We believe you now have two core sets of stakeholders, each with different types of bargaining power or influence: unintended stakeholders, who are not your primary focus – you might want to decide what to do, whether to ignore them, re-direct them, compete with them and so on – and intended stakeholders who are important to your purpose and goals.
Let’s look at your intended stakeholders. In our model, we have grouped into three categories: empowered, enfranchised, and entitled. Again, what do we mean by this?
We see empowered stakeholders as your partners – those organizations or groups that you work with to achieve the same responsible or social goal. This might be a regulator or a company or NGO even with whom you collaborate to extend reach as you innovate together. KaBOOM!, the US non-profit that revives urban spaces for kids’ playgrounds, is a great example. And the power or agency KaBOOM! has? We would call this coercive and normative in the main: the power to force organizations to take actions and to extend or accelerate your purpose or intentions.

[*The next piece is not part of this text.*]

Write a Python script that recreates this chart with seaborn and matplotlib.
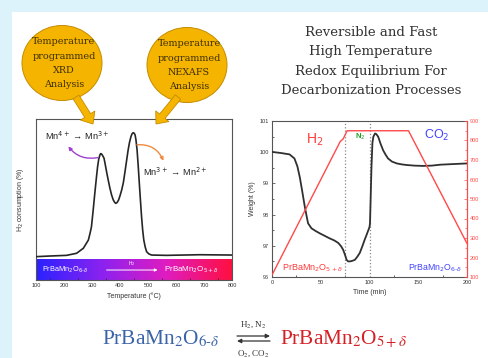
import numpy as np
import matplotlib
matplotlib.use('Agg')
import matplotlib.pyplot as plt
import seaborn as sns
from matplotlib.patches import Rectangle, Ellipse, FancyArrow
from matplotlib.colors import LinearSegmentedColormap

# ---------------- data ----------------
tpr_temp = [100, 150, 209, 245, 269, 287, 293, 298, 304, 310, 316, 320, 324, 328, 331, 334, 338,
            343, 347, 352, 358, 364, 370, 376, 381, 385, 390, 395, 400, 406, 412, 417, 423, 429,
            434, 439, 443, 447, 451, 454, 457, 461, 465, 469, 473, 477, 481, 485, 490, 495, 503,
            513, 566, 685, 800]
tpr_h2 = [14.5, 14.9, 15.3, 16.6, 19.7, 24.8, 29, 33, 43, 53.8, 64, 70.4, 75, 77.6, 78.5, 78.3, 77.3,
          75.6, 72, 67.3, 62, 57, 52.8, 49.7, 48.2, 47.6, 48.2, 49.7, 52.3, 55.9, 60.5, 66.3, 73.5, 80.7,
          85.5, 89, 90.8, 91.5, 91.1, 90, 87, 80.7, 71, 60, 49.5, 39.3, 31, 24.8, 20.5, 17.6, 16.2,
          15.5, 15.3, 15.7, 15.5]
tpr_ticks = [100, 200, 300, 400, 500, 600, 700, 800]

time_w = [0, 10, 18, 23, 26, 28.5, 31, 33.6, 35.5, 37, 40.5, 45, 49, 54, 59, 64, 68, 71, 73, 75,
          76.5, 78, 80, 82.5, 85, 87.5, 90, 92.5, 95, 97, 98.8, 100, 100.5, 101, 102, 103, 104,
          105.7, 107, 109, 111, 114, 116.5, 119, 123, 128, 133, 138, 146, 155, 164, 172.6, 186, 200]
weight = [100.01, 99.97, 99.93, 99.8, 99.55, 99.2, 98.75, 98.26, 97.95, 97.72, 97.56, 97.47, 97.4,
          97.32, 97.24, 97.17, 97.09, 96.98, 96.87, 96.7, 96.55, 96.5, 96.5, 96.52, 96.55, 96.65,
          96.77, 96.97, 97.19, 97.35, 97.5, 97.6, 97.72, 98.3, 99.5, 100.3, 100.5, 100.6, 100.58,
          100.49, 100.3, 100.06, 99.92, 99.8, 99.7, 99.64, 99.61, 99.59, 99.57, 99.56, 99.57, 99.6,
          99.62, 99.64]
time_T = [0, 70, 73, 77, 140, 200]
temp_T = [110, 795, 808, 850, 850, 272]
switch_times = [75, 100]
time_ticks = [0, 50, 100, 150, 200]
weight_ticks = [96, 97, 98, 99, 100, 101]
temp_ticks = [100, 200, 300, 400, 500, 600, 700, 800, 900]

title_lines = ["Reversible and Fast", "High Temperature", "Redox Equilibrium For",
               "Decarbonization Processes"]

# ---------------- style ----------------
sns.set_theme(style='white')
plt.rcParams['font.family'] = ['Liberation Sans', 'DejaVu Sans']
plt.rcParams['xtick.direction'] = 'in'
plt.rcParams['ytick.direction'] = 'in'

fig = plt.figure(figsize=(4.88, 3.58), dpi=100)
fig.patch.set_facecolor('#ddf3fc')

W, H = 488, 358


def px_axes(l, t, r, b, **kw):
    return fig.add_axes([l / W, (H - b) / H, (r - l) / W, (b - t) / H], **kw)


bg = fig.add_axes([0, 0, 1, 1], zorder=-5)
bg.set_xlim(0, W)
bg.set_ylim(H, 0)
bg.axis('off')
bg.add_patch(Rectangle((12, 12), 476, 346, facecolor='white', edgecolor='none'))

gold = '#f5b400'
gold_edge = '#c48c00'
txtc = '#3f3000'
for cx, cy, lines in [(62, 63, ["Temperature", "programmed", "XRD", "Analysis"]),
                      (187, 65, ["Temperature", "programmed", "NEXAFS", "Analysis"])]:
    bg.add_patch(Ellipse((cx, cy), 80, 75, facecolor=gold, edgecolor=gold_edge, lw=0.7))
    for i, s in enumerate(lines):
        bg.text(cx + 2, cy - 21 + i * 14.3, s, ha='center', va='center', fontsize=6.9,
                family='DejaVu Serif', color=txtc)

for i, (s, y) in enumerate(zip(title_lines, [32, 52, 72, 90])):
    bg.text(371, y, s, ha='center', va='center', fontsize=9.5, family='DejaVu Serif',
            color='#333333')

# equation
bg.text(102, 344, r'PrBaMn$_2$O$_{6\text{-}\delta}$', ha='left', va='baseline', fontsize=15.3,
        family='Liberation Serif', math_fontfamily='stix', color='#3a63a8')
bg.text(280, 344, r'PrBaMn$_2$O$_{5+\delta}$', ha='left', va='baseline', fontsize=15.3,
        family='Liberation Serif', math_fontfamily='stix', color='#d42026')
bg.text(253, 325, r'H$_2$, N$_2$', ha='center', va='center', fontsize=6.5,
        family='Liberation Serif', math_fontfamily='stix', color='#333333')
bg.text(253, 354, r'O$_2$, CO$_2$', ha='center', va='center', fontsize=6.5,
        family='Liberation Serif', math_fontfamily='stix', color='#333333')
bg.annotate('', xy=(270, 336), xytext=(237, 336),
            arrowprops=dict(arrowstyle='-|>', color='#333333', lw=0.9, mutation_scale=6,
                            shrinkA=0, shrinkB=0))
bg.annotate('', xy=(237, 341), xytext=(270, 341),
            arrowprops=dict(arrowstyle='-|>', color='#333333', lw=0.9, mutation_scale=6,
                            shrinkA=0, shrinkB=0))

# ---------------- left panel: H2-TPR ----------------
axL = px_axes(36, 119, 232, 280)
cmap = LinearSegmentedColormap.from_list('g', ['#2a22ff', '#8a22f0', '#e01cc0', '#ff1040'])
axL.imshow(np.linspace(0, 1, 256)[None, :], extent=[100, 800, 0, 13], aspect='auto', cmap=cmap,
           zorder=0)
sns.lineplot(x=tpr_temp, y=tpr_h2, ax=axL, color='#262626', lw=1.2, zorder=3)
axL.set_xlim(100, 800)
axL.set_ylim(0, 100)
axL.set_yticks([])
axL.set_xticks(tpr_ticks)
axL.set_xticks(np.arange(150, 800, 100), minor=True)
axL.tick_params(axis='x', which='major', labelsize=4, length=2, width=0.5, pad=2, colors='#333333')
axL.tick_params(axis='x', which='minor', length=1.2, width=0.5, bottom=True)
axL.set_xlabel('Temperature (°C)', fontsize=5, labelpad=3, color='#333333')
axL.set_ylabel('H$_2$ consumption (%)', fontsize=5, labelpad=7, color='#333333')
for sp in axL.spines.values():
    sp.set_color('#555555')
    sp.set_linewidth(0.8)
axL.text(0.046, 0.894, r'Mn$^{4+}$ → Mn$^{3+}$', transform=axL.transAxes, fontsize=6.7,
         ha='left', va='center', color='#222222')
axL.text(0.546, 0.67, r'Mn$^{3+}$ → Mn$^{2+}$', transform=axL.transAxes, fontsize=6.7,
         ha='left', va='center', color='#222222')
axL.annotate('', xy=(0.165, 0.83), xytext=(0.315, 0.76), xycoords='axes fraction',
             arrowprops=dict(arrowstyle='-|>', color='#a040d0', lw=1.0, mutation_scale=5,
                             connectionstyle='arc3,rad=-0.3', shrinkA=0, shrinkB=0))
axL.annotate('', xy=(0.65, 0.74), xytext=(0.515, 0.84), xycoords='axes fraction',
             arrowprops=dict(arrowstyle='-|>', color='#f08a40', lw=1.0, mutation_scale=5,
                             connectionstyle='arc3,rad=-0.35', shrinkA=0, shrinkB=0))
axL.text(0.03, 0.065, r'PrBaMn$_2$O$_{6\text{-}\delta}$', transform=axL.transAxes, fontsize=5.3,
         ha='left', va='center', color='white')
axL.text(0.655, 0.065, r'PrBaMn$_2$O$_{5+\delta}$', transform=axL.transAxes, fontsize=5.8,
         ha='left', va='center', color='white')
axL.text(0.49, 0.105, r'H$_2$', transform=axL.transAxes, fontsize=3.5, ha='center',
         va='center', color='white')
axL.annotate('', xy=(0.62, 0.062), xytext=(0.36, 0.062), xycoords='axes fraction',
             arrowprops=dict(arrowstyle='-|>', color='white', lw=0.7, mutation_scale=4,
                             shrinkA=0, shrinkB=0))

# ---------------- right panel: TGA ----------------
axR = px_axes(272, 121, 467, 277)
sns.lineplot(x=time_w, y=weight, ax=axR, color='#303030', lw=1.3, zorder=3)
for t in switch_times:
    axR.axvline(t, color='#888888', ls=':', lw=0.9, zorder=1)
axR.set_xlim(0, 200)
axR.set_ylim(96, 101)
axR.set_xticks(time_ticks)
axR.set_yticks(weight_ticks)
axR.set_xticks([25, 75, 125, 175], minor=True)
axR.set_yticks(np.arange(96.5, 101, 1), minor=True)
axR.tick_params(which='major', labelsize=4, length=2, width=0.5, pad=2, colors='#333333')
axR.tick_params(which='minor', length=1.2, width=0.5, bottom=True, left=True)
axR.set_xlabel('Time (min)', fontsize=5, labelpad=3, color='#333333')
axR.set_ylabel('Weight (%)', fontsize=5, labelpad=3, color='#333333')
for sp in axR.spines.values():
    sp.set_color('#555555')
    sp.set_linewidth(0.8)

axT = axR.twinx()
sns.lineplot(x=time_T, y=temp_T, ax=axT, color='#ff4a4a', lw=1.0)
axT.set_ylim(100, 900)
axT.set_yticks(temp_ticks)
axT.set_yticks(np.arange(150, 900, 100), minor=True)
axT.tick_params(axis='y', which='major', labelsize=4, length=2, width=0.5, pad=2,
                colors='#ff4a4a', direction='in')
axT.tick_params(axis='y', which='minor', length=1.2, width=0.5, right=True, colors='#ff4a4a',
                direction='in')
axT.spines['right'].set_color('#ff4a4a')
axT.spines['right'].set_linewidth(0.8)
for k in ['top', 'left', 'bottom']:
    axT.spines[k].set_visible(False)
axT.set_ylabel('')
axT.grid(False)

axR.text(0.22, 0.878, r'H$_2$', transform=axR.transAxes, fontsize=10, color='#ff3b3b',
         ha='center', va='center')
axR.text(0.45, 0.90, r'N$_2$', transform=axR.transAxes, fontsize=5.5, color='#22a022',
         ha='center', va='center', fontweight='bold')
axR.text(0.846, 0.91, r'CO$_2$', transform=axR.transAxes, fontsize=9, color='#4444ff',
         ha='center', va='center')
axR.text(0.21, 0.058, r'PrBaMn$_2$O$_{5+\delta}$', transform=axR.transAxes, fontsize=6.5,
         color='#ff3b3b', ha='center', va='center')
axR.text(0.836, 0.058, r'PrBaMn$_2$O$_{6\text{-}\delta}$', transform=axR.transAxes, fontsize=6.3,
         color='#4444ff', ha='center', va='center')

# ---------------- foreground arrows from the circles ----------------
fg = fig.add_axes([0, 0, 1, 1], zorder=20)
fg.set_xlim(0, W)
fg.set_ylim(H, 0)
fg.axis('off')
fg.patch.set_alpha(0)
for x0, y0, x1, y1 in [(76, 97, 93, 124), (178, 97, 156, 124)]:
    fg.add_patch(FancyArrow(x0, y0, x1 - x0, y1 - y0, width=7, head_width=17, head_length=10,
                            length_includes_head=True, facecolor=gold, edgecolor=gold_edge,
                            lw=0.6))

fig.savefig('out.png', dpi=100, facecolor=fig.get_facecolor())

Enfranchised stakeholders are those directly tied to your business operations: you’re the direct customers, suppliers, or shareholders who have utilitarian and normative power over your value creation. These groups can accelerate your purpose, but you need to prioritize retributing them according to their contributions.
And finally, in our broader understanding of value creation, you will have what we call entitled stakeholders: those groups who are the non-paying beneficiaries of the value you generate. These are the disadvantaged, marginalized groups. Victims of climate change, addiction or homelessness, say, whose power is chiefly normative. They will help accelerate impact.
How you populate your stakeholder map is down to you and your business. Above all, it hinges on the answers to the two core questions our paper posits: what kind of value do you want to create, and for whom?
Once you start seeing value beyond the bottom line, you will likely have a much clearer sense of the entirety of your stakeholder system and how to apportion – how to co-create and distribute – economic and societal value among different groups according to the utilitarian power they hold, or their coercive or normative ability to mandate outcomes or accelerate impact.